TASK:
Pull out every line in the data that has the string "this" in it.

LISTING:
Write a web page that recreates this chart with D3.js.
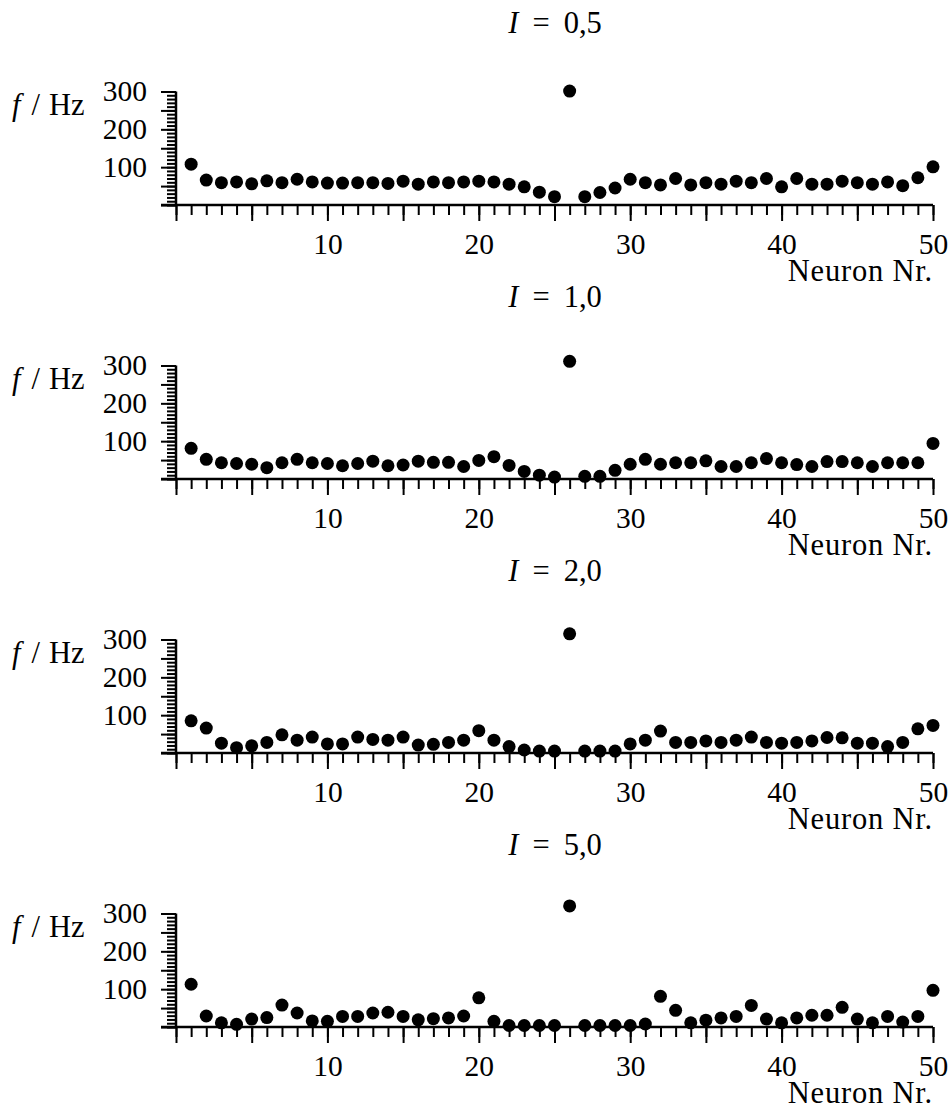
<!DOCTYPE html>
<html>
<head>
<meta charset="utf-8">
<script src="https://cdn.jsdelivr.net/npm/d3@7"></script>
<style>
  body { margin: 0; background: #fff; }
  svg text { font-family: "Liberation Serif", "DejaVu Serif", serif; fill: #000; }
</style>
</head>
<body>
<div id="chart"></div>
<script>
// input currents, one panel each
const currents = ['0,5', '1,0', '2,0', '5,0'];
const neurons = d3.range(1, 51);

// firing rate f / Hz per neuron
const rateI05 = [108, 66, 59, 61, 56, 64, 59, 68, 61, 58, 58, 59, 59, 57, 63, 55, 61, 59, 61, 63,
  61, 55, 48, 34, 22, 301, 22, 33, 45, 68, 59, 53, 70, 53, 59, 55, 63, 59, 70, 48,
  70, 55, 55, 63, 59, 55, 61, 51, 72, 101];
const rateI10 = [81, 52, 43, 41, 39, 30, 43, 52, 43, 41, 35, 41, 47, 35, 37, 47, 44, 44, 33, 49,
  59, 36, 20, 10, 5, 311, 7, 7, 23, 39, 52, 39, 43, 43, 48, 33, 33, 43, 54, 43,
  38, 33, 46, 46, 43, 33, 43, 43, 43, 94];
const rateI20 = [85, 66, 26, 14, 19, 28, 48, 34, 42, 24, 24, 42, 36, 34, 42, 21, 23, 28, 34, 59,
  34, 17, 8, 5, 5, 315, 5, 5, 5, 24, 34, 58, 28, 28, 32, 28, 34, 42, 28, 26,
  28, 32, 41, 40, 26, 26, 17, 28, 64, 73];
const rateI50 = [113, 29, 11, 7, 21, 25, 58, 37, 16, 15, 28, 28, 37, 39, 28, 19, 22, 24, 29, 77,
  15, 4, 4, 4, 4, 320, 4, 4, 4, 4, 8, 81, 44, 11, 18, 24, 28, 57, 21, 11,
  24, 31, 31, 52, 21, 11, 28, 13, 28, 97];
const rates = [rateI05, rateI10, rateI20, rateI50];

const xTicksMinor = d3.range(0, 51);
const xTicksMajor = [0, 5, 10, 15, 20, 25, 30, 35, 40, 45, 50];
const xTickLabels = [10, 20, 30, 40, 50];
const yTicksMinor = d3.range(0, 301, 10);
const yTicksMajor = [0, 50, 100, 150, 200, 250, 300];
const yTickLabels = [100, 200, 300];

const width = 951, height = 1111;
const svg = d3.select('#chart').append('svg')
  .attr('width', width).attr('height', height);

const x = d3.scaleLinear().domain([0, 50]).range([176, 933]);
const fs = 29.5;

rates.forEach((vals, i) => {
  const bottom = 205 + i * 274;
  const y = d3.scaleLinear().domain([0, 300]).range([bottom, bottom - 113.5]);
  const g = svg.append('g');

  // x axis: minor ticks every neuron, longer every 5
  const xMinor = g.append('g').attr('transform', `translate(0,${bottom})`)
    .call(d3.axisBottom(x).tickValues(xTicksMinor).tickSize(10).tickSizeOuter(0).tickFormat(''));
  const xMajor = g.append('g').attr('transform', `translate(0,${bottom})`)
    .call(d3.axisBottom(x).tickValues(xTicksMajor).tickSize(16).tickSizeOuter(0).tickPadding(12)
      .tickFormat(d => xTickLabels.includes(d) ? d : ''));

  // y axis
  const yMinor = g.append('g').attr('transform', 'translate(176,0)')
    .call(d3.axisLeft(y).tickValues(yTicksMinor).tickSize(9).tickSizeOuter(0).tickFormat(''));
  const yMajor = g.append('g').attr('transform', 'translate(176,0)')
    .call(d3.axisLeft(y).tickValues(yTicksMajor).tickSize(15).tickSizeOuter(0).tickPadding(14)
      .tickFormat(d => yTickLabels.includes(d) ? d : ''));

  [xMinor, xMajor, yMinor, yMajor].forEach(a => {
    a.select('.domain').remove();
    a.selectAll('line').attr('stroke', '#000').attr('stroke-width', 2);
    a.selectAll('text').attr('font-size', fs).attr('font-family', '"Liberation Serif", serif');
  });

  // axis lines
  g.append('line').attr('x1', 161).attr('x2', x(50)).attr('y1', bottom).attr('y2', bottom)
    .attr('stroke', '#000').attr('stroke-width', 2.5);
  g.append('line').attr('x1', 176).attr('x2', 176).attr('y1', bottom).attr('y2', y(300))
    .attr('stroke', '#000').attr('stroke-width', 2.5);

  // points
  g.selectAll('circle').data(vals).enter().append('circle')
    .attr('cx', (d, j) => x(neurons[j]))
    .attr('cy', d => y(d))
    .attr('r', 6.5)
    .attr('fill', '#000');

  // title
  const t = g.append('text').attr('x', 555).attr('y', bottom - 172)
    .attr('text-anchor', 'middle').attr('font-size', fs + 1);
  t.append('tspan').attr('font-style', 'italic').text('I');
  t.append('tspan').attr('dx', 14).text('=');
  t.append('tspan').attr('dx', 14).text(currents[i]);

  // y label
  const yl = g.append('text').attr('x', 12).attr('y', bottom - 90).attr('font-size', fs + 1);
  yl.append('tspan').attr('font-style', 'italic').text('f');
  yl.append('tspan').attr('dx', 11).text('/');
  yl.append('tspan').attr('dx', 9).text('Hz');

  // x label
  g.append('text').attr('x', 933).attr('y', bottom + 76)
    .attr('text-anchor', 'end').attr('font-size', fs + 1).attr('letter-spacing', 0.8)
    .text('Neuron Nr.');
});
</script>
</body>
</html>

==

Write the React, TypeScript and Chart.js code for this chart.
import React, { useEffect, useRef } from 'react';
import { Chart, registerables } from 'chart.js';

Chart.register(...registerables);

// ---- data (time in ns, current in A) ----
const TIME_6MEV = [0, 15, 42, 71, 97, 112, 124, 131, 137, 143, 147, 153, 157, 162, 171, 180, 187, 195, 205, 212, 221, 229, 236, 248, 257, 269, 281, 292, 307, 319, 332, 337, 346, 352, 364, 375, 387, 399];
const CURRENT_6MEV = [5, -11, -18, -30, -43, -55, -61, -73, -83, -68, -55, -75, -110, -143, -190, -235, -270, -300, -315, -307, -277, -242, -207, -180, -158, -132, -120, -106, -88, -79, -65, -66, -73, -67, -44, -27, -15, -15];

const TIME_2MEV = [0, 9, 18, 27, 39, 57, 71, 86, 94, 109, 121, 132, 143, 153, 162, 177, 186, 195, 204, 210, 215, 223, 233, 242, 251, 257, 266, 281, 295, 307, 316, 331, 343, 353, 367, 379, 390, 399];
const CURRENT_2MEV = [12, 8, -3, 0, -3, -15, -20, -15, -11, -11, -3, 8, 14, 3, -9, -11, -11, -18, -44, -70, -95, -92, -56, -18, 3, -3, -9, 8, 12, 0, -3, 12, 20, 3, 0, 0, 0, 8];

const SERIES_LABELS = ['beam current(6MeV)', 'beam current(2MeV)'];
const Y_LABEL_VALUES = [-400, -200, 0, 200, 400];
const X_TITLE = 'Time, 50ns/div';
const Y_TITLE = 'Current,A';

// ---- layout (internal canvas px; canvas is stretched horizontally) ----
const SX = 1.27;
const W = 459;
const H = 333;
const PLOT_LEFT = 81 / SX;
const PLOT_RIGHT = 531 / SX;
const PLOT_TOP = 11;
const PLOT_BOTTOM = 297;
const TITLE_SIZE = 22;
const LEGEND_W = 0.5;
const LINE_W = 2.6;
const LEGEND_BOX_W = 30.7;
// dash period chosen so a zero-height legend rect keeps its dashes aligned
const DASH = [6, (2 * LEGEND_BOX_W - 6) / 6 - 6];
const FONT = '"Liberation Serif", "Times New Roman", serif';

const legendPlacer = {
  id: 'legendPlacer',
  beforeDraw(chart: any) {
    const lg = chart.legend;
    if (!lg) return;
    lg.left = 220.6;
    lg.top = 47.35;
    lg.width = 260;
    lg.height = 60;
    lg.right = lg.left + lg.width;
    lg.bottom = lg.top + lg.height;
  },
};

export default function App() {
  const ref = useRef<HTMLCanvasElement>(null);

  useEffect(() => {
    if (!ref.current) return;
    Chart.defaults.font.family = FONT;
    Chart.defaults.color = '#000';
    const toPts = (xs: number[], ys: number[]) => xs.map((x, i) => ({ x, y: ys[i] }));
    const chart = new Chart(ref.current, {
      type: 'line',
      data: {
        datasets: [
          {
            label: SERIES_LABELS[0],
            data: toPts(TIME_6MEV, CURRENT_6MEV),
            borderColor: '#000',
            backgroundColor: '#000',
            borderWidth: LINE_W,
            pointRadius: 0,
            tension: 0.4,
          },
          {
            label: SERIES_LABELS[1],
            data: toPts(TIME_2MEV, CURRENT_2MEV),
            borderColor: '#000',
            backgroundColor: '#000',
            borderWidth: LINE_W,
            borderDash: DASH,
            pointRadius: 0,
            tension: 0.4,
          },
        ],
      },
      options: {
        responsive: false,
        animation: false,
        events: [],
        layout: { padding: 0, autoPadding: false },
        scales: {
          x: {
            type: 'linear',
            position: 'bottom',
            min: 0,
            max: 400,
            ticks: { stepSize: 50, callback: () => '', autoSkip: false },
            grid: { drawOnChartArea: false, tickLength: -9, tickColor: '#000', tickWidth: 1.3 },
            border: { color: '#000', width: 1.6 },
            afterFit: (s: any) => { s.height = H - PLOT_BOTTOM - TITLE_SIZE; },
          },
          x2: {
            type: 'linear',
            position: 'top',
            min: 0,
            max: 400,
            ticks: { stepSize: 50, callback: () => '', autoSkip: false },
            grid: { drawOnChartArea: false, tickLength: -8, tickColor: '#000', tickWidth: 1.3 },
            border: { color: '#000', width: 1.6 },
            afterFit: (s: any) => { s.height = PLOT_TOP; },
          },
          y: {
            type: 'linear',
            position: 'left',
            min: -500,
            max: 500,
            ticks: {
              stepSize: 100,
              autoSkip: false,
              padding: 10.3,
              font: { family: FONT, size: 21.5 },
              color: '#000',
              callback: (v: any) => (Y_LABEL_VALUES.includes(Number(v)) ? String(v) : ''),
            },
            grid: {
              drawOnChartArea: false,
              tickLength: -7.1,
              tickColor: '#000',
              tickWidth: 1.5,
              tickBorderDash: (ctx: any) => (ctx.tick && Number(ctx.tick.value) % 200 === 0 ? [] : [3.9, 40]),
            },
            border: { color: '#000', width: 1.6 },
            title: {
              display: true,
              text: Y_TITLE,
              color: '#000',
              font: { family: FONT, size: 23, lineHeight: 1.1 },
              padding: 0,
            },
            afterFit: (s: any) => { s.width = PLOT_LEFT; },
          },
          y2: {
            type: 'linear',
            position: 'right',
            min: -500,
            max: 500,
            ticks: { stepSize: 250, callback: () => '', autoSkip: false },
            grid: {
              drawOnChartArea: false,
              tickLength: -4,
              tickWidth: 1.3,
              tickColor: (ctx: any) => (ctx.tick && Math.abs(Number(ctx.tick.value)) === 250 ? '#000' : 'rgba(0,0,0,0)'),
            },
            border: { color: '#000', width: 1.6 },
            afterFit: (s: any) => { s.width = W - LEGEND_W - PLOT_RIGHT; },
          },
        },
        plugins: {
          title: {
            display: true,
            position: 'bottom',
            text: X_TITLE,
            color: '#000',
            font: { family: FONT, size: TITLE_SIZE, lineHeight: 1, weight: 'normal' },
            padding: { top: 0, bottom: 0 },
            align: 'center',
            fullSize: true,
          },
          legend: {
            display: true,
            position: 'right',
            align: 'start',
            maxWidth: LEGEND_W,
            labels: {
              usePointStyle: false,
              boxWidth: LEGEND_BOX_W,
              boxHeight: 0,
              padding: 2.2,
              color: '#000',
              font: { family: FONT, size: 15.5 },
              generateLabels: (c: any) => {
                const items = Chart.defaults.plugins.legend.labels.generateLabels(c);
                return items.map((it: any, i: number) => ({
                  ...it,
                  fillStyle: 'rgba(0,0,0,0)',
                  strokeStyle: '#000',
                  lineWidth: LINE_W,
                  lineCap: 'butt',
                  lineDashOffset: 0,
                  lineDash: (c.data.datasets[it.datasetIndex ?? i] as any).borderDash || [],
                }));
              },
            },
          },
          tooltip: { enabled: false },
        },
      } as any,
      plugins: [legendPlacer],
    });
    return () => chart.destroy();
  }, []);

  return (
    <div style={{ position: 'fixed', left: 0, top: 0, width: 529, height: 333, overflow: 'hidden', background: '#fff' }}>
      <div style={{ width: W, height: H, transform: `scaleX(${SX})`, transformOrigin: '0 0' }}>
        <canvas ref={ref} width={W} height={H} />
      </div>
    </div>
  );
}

ANSWER FOR THE TASK:
Write a web page that recreates this chart with D3.js.
Write the React, TypeScript and Chart.js code for this chart.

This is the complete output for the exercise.